In my early 20s, my practice was to become a monk. I just wanted to get enlightened and that was it. But my interests were also in political activism, and the you get involved in the activist world, nobody can pay attention to anything, it was so philosophical and so ideological, and because I'm an intellectual, so for me, I love big ideas. I love huge ideas. I love ideas that can change things, and at the same time, that's not what changes anything! Big ideas - we all have big ideas. What does it mean to be able to have big ideas but also to look really closely in a sustained way and to give things our attention. So many of us, I think, don't have the skill to do that. We're just constantly trying to find another narrative to fit another problem and those narratives tend to not be imaginative cause they are coming out of something we know already.
As a culture, we keep putting our forests over here, our corporations over here, pipelines over here - we have to exit that kind of binary thinking, and we have to do it ourselves. We all do it in our relationships. And in the last 700 years of major political revolutions, none of them have created a new kind of government that's been inspiring for that country. Look at Cuba, travel all over the world at look around. Look at Syria. Because we have in us this inner fascist, this inner hierarchy that can't drop grand narratives. I think that's the work that has to happen internally for us to have social change that's really meaningful.

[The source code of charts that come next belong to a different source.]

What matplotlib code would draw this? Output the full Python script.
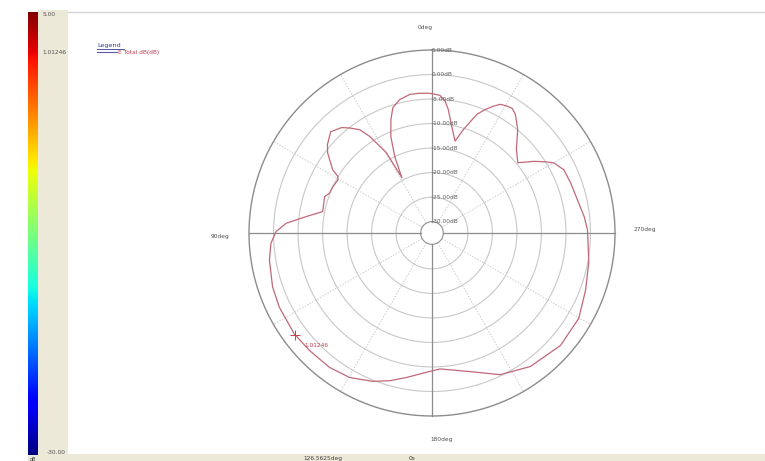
import numpy as np
import matplotlib
matplotlib.use("Agg")
import matplotlib.pyplot as plt
from matplotlib.patches import Rectangle

# ---------------- data ----------------
angle_deg = [0, 1.5, 5.6, 9.1, 13.5, 17.3, 19.9, 23.1, 26.0, 28.6, 29.6, 32.8, 35.0, 38.1, 40.6,
             45.0, 49.8, 52.5, 57.5, 59.0, 60.5, 64.9, 68.7, 71.3, 78.9, 82.6, 86.2, 89.5, 93.7,
             99.5, 108.7, 115.9, 126.2, 133.8, 142.7, 150.3, 158.3, 164.1, 170.0, 177.8, 183.4,
             195.4, 205.7, 216.4, 228.8, 239.8, 249.6, 259.5, 271.1, 276.1, 282.8, 289.8,
             295.6, 299.9, 302.1, 305.1, 309.3, 314.7, 320.4, 324.9, 327.2, 329.4, 332.0, 334.1,
             336.7, 339.3, 343.1, 345.9, 349.5, 352.5, 354.3, 356.7, 360]
gain_db = [-3.9, -3.8, -3.7, -3.7, -4.3, -5.5, -7.7, -10.9, -15.0, -19.5, -13.5, -8.9, -6.6, -5.1,
           -4.0, -3.1, -4.4, -5.5, -8.3, -9.9, -10.3, -10.0, -9.9, -9.2, -9.6, -6.4, -2.5, -0.5,
           0.6, 1.3, 2.0, 2.3, 2.5, 2.3, 2.15, 1.6, 0.25, -1.0, -2.4, -3.9, -4.55,
           -3.0, -0.25, 1.5, 2.5, 2.3, 1.1, 0.2, -0.6, -1.1, -1.9, -2.25,
           -2.5, -3.65, -5.0, -6.9, -9.7, -8.1, -4.9, -2.75, -2.1, -2.25, -2.6, -3.55,
           -4.9, -6.45, -10.25, -13.0, -10.2, -6.9, -5.3, -4.2, -3.9]
ring_values = [5, 0, -5, -10, -15, -20, -25, -30]
ring_labels = ["5.00dB", "0.00dB", "-5.00dB", "-10.00dB", "-15.00dB", "-20.00dB", "-25.00dB", "-30.00dB"]
marker_angle = 126.5625
marker_text = "1.01246"
cbar_labels = ["5.00", "1.01246", "-30.00"]
series_name = "E Total dB(dB)"

W, H = 765, 461
fig = plt.figure(figsize=(W / 100, H / 100), dpi=100)
fig.patch.set_facecolor("white")

def fx(x):
    return x / W

def fy(y):
    return 1 - y / H

beige = "#ece9d8"
fig.patches.append(Rectangle((fx(38), 0), fx(68) - fx(38), fy(10), transform=fig.transFigure,
                             facecolor=beige, edgecolor="none", zorder=-10))
fig.patches.append(Rectangle((fx(28), 0), 1 - fx(28), fy(454), transform=fig.transFigure,
                             facecolor=beige, edgecolor="none", zorder=-10))
fig.add_artist(plt.Line2D([fx(68), 1], [fy(12), fy(12)], transform=fig.transFigure,
                          color="#d4d4d4", lw=1.0))

# colour bar
cax = fig.add_axes([fx(28), fy(455), fx(38) - fx(28), fy(12) - fy(455)])
grad = np.linspace(1, 0, 256).reshape(-1, 1)
cax.imshow(grad, aspect="auto", cmap="jet", extent=[0, 1, 0, 1])
cax.set_axis_off()
fig.text(fx(43), fy(15), cbar_labels[0], fontsize=4.2, color="#505050", va="center", ha="left")
fig.text(fx(42), fy(52), cbar_labels[1], fontsize=4.2, color="#505050", va="center", ha="left")
fig.text(fx(47), fy(452), cbar_labels[2], fontsize=4.2, color="#505050", va="center", ha="left")
fig.text(fx(33), fy(459), "dB", fontsize=3.5, color="#404040", va="center", ha="center")

# bottom status texts
fig.text(fx(323), fy(458.5), "126.5625deg", fontsize=4.2, color="#404040", va="center", ha="center")
fig.text(fx(412), fy(458.5), "0s", fontsize=4.2, color="#404040", va="center", ha="center")

# legend
fig.text(fx(97), fy(45.5), "Legend", fontsize=4.6, color="#3a3a9a", va="center", ha="left")
fig.add_artist(plt.Line2D([fx(97), fx(124)], [fy(49), fy(49)], transform=fig.transFigure,
                          color="#3a3a9a", lw=0.6))
fig.add_artist(plt.Line2D([fx(97), fx(117)], [fy(52.5), fy(52.5)], transform=fig.transFigure,
                          color="#5a5aa8", lw=0.8))
fig.text(fx(118), fy(52.5), series_name, fontsize=4.2, color="#c04050", va="center", ha="left")

# polar axes
cx, cy, R = 432, 233, 183
ax = fig.add_axes([fx(cx - R), fy(cy + R), (2 * R) / W, (2 * R) / H], projection="polar")
ax.set_theta_zero_location("N")
ax.set_theta_direction(1)
rmin, rmax = -30, 5
px_per_db = 4.88
inner_px = 11.3
ax.set_rlim(rmin, rmax)
ax.set_rorigin(rmin - inner_px / px_per_db)
ax.grid(False)
ax.set_xticks([])
ax.set_yticks([])
ax.axis("off")

th = np.linspace(0, 2 * np.pi, 721)
for v in ring_values:
    if v == rmax:
        ax.plot(th, np.full_like(th, v), color="#8c8c8c", lw=1.0, zorder=2, clip_on=False)
    elif v == rmin:
        ax.plot(th, np.full_like(th, v), color="#909090", lw=0.8, zorder=2, clip_on=False)
    else:
        ax.plot(th, np.full_like(th, v), color="#c8c8c8", lw=0.8, zorder=1, clip_on=False)

for a in range(0, 360, 30):
    t = np.deg2rad(a)
    if a % 90 == 0:
        ax.plot([t, t], [rmin, rmax], color="#8c8c8c", lw=0.9, zorder=2, clip_on=False)
    else:
        ax.plot([t, t], [rmin, rmax], color="#cccccc", lw=0.7, ls=(0, (1.5, 1.5)), zorder=1,
                clip_on=False)

for v, lab in zip(ring_values, ring_labels):
    ax.text(0, v, lab, fontsize=4.2, color="#606060", ha="left", va="center",
            transform=ax.transData, zorder=4)

fig.text(fx(425), fy(27), "0deg", fontsize=4.2, color="#505050", ha="center", va="center")
fig.text(fx(220), fy(236), "90deg", fontsize=4.2, color="#505050", ha="center", va="center")
fig.text(fx(645), fy(229), "270deg", fontsize=4.2, color="#505050", ha="center", va="center")
fig.text(fx(442), fy(439), "180deg", fontsize=4.2, color="#505050", ha="center", va="center")

ax.plot(np.deg2rad(angle_deg), gain_db, color="#c06878", lw=0.9, zorder=3, clip_on=False)

mv = np.interp(marker_angle, angle_deg, gain_db)
ax.plot([np.deg2rad(marker_angle)], [mv], marker="+", ms=7, mew=0.7, color="#c04050", zorder=5,
        clip_on=False)
ax.annotate(marker_text, xy=(np.deg2rad(marker_angle), mv), xytext=(7, -7.5),
            textcoords="offset points", fontsize=4.2, color="#c04050", ha="left", va="center")

fig.savefig("out.png", dpi=100)
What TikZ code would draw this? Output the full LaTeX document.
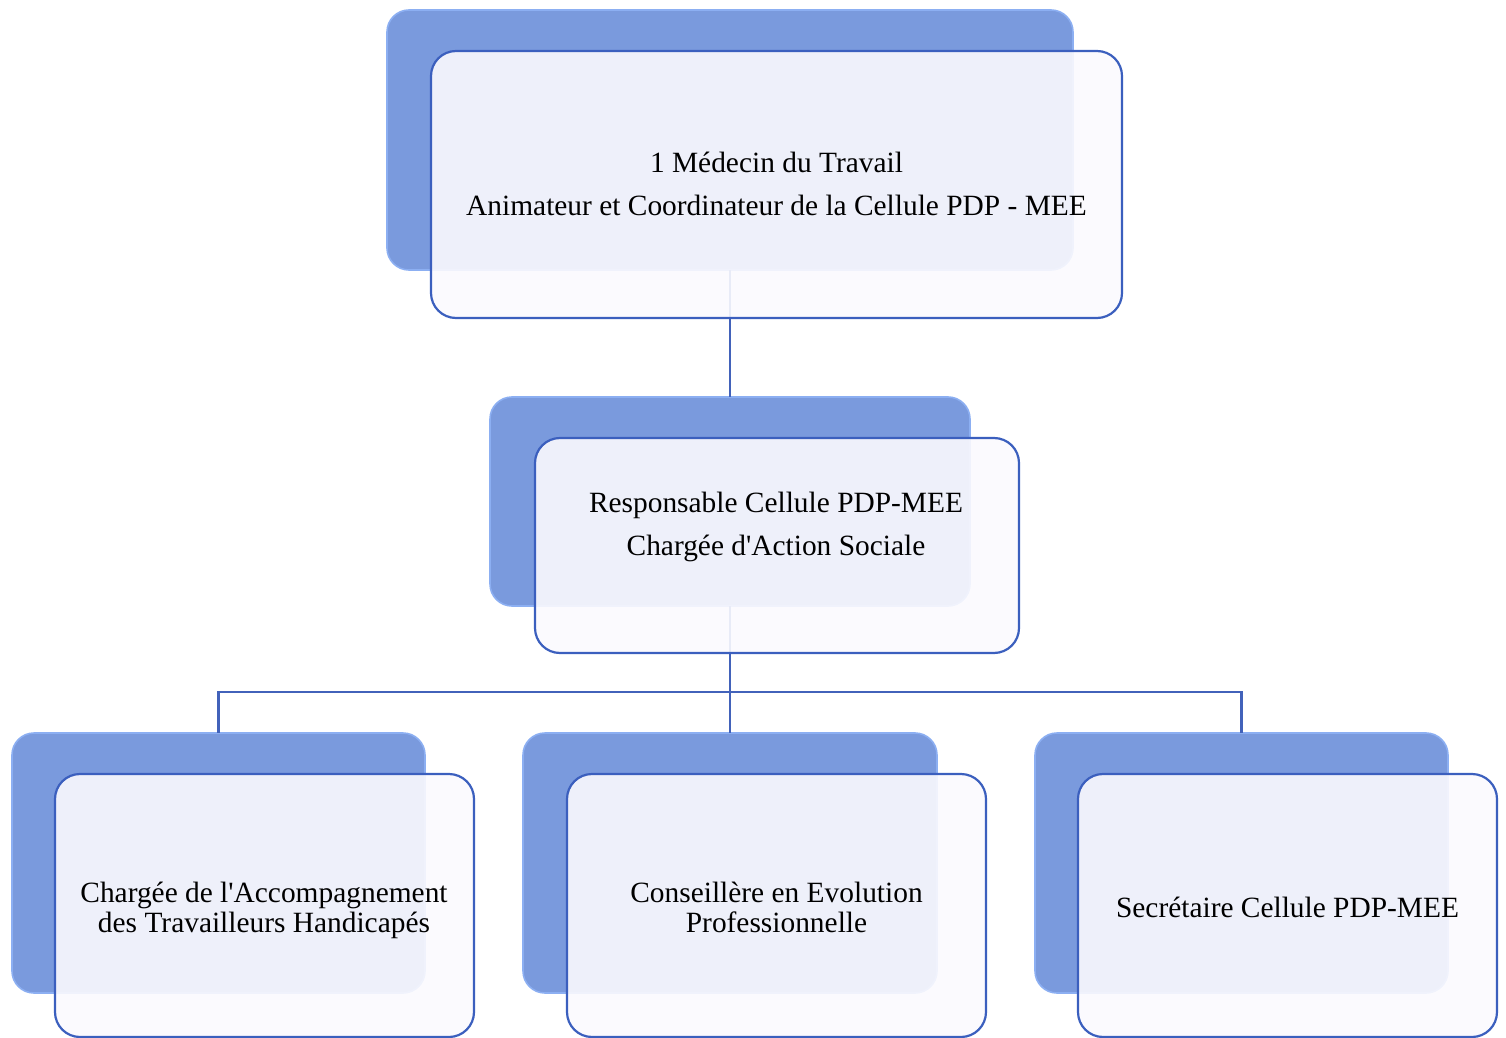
\documentclass[tikz,border=0pt]{standalone}
\usepackage{fontspec}
\setmainfont{Liberation Serif}
\definecolor{backblue}{RGB}{122,154,221}
\definecolor{backrim}{RGB}{140,175,242}
\definecolor{frontfill}{RGB}{251,250,254}
\definecolor{edgeblue}{RGB}{59,95,190}
\definecolor{linkblue}{RGB}{66,98,186}
\begin{document}
\begin{tikzpicture}[x=0.5pt,y=-0.5pt,
  backbox/.style={rectangle,rounded corners=11pt,fill=backblue,draw=backrim,line width=0.8pt,inner sep=0pt,outer sep=0pt},
  frontbox/.style={rectangle,rounded corners=12.5pt,fill=frontfill,fill opacity=0.9,draw=edgeblue,draw opacity=1,line width=1.1pt,inner sep=0pt,outer sep=0pt},
  label/.style={font=\fontsize{14.7pt}{21.5pt}\selectfont,align=center,text=black,inner sep=0pt},
  labeltight/.style={font=\fontsize{14.7pt}{15pt}\selectfont,align=center,text=black,inner sep=0pt},
  link/.style={draw=linkblue,line width=1.4pt}]
\useasboundingbox (0,0) rectangle (1506,1038);
% back boxes
\node[backbox,minimum width=343pt,minimum height=130pt] (topback) at (730,140) {};
\node[backbox,minimum width=240pt,minimum height=104.5pt] (midback) at (730,501.5) {};
\node[backbox,minimum width=206.5pt,minimum height=130pt] (b1back) at (218.5,863) {};
\node[backbox,minimum width=207pt,minimum height=130pt] (b2back) at (730,863) {};
\node[backbox,minimum width=206.5pt,minimum height=130pt] (b3back) at (1241.5,863) {};
% connectors
\coordinate (bus) at (730,692);
\draw[link] (topback.south) -- (midback.north);
\draw[link] (midback.south) -- (bus) -| (b1back.north);
\draw[link] (bus) -- (b2back.north);
\draw[link] (bus) -| (b3back.north);
% front boxes
\node[frontbox,minimum width=345.5pt,minimum height=133.5pt] (topfront) at (776.5,184.5) {};
\node[frontbox,minimum width=242pt,minimum height=107.5pt] (midfront) at (777,545.5) {};
\node[frontbox,minimum width=209.5pt,minimum height=131.5pt] (b1front) at (264.5,905.5) {};
\node[frontbox,minimum width=209.5pt,minimum height=131.5pt] (b2front) at (776.5,905.5) {};
\node[frontbox,minimum width=209.5pt,minimum height=131.5pt] (b3front) at (1287.5,905.5) {};
% texts
\node[label] (toptext) at (776.5,184) {1 Médecin du Travail\\Animateur et Coordinateur de la Cellule PDP - MEE};
\node[label] (midtext) at (776,526.5) {Responsable Cellule PDP-MEE\\Chargée d\textquotesingle Action Sociale};
\node[labeltight] (b1text) at (264,910) {Chargée de l\textquotesingle Accompagnement\\des Travailleurs Handicapés};
\node[labeltight] (b2text) at (776.5,907) {Conseillère en Evolution\\Professionnelle};
\node[labeltight] (b3text) at (1287.5,907) {Secrétaire Cellule PDP-MEE};
\end{tikzpicture}
\end{document}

I don't think we are really living at a time where we need any more ideology. We don't need another big idea about what's going to change the world. What we really need is a deeper kind of materialism. Maybe that's the ideology. But we need the ability to drop our ideology. To pay attention. To work with what's in front of us. And simultaneously, that's what brings about creative work. We all know this, I think. That kind of process really starts with ending compartmentalization inside of us, and the way that we see the world. I think it's possible.